I often wonder what is in various handbags as they pass by on ladies’ arms. It’s not that I’m a potential thief sizing up the opportunities of seizing them and legging it off down the road. No, I assure you it is a genuine curiosity about their contents.

You can see straight through men’s pockets quite easily – a piece of string, a penknife and a shilling. Never anything else. But ladies’ handbags are often full of the unlikeliest things. So unlikely, I do not even dare to guess.

One day, I spotted a particular handbag floating down the road. I turned a blind eye to the lady who must have carried it, because the handbag looked far more interesting than any lady, an object that was really expensive and at the height of fashion. Large, without being unwieldy. Chunky, yet strangely delicate. With fastenings and straps ... and clips glinting like gold in the sunlight. A multitude of tassels, too, and obtrusive stitching following scar-like tracks along the seams of the various fabrics and cured leathers that constituted the bulk of the handbag. Indeed, its exterior even made me forget my curiosity as to its contents, as if its contents were on the outside and the handbag itself on the inside.

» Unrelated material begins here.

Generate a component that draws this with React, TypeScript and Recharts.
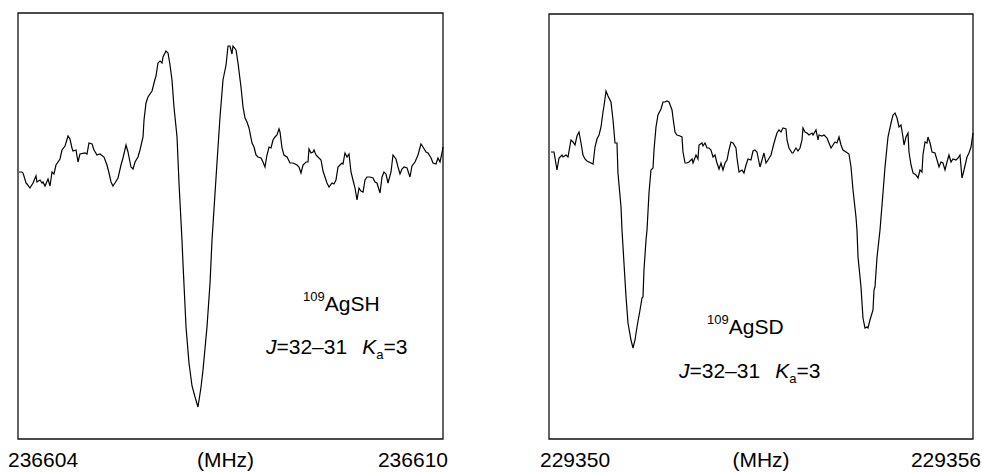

I was startled from my revery when, suddenly, I focussed on the lady herself – or what I had supposed would be a lady, given the femininity of the handbag she carried. But she had slipped by me so quickly I could only see her diminishing backward view as she headed towards turning beyond the corner shop within the blind spot of my following gaze. I started to follow. There was no sight of her. Just a few kids traipsing home from school.

The girls had tiny make-shift handbags with string handles to make them look older than they were. Little bigger than dolls’ handbags. There was one boy among them and he took a rather large penknife from his pocket. And I took a shilling from mine. A fair exchange.
We both smiled and continued on our opposite ways. The girls just giggled.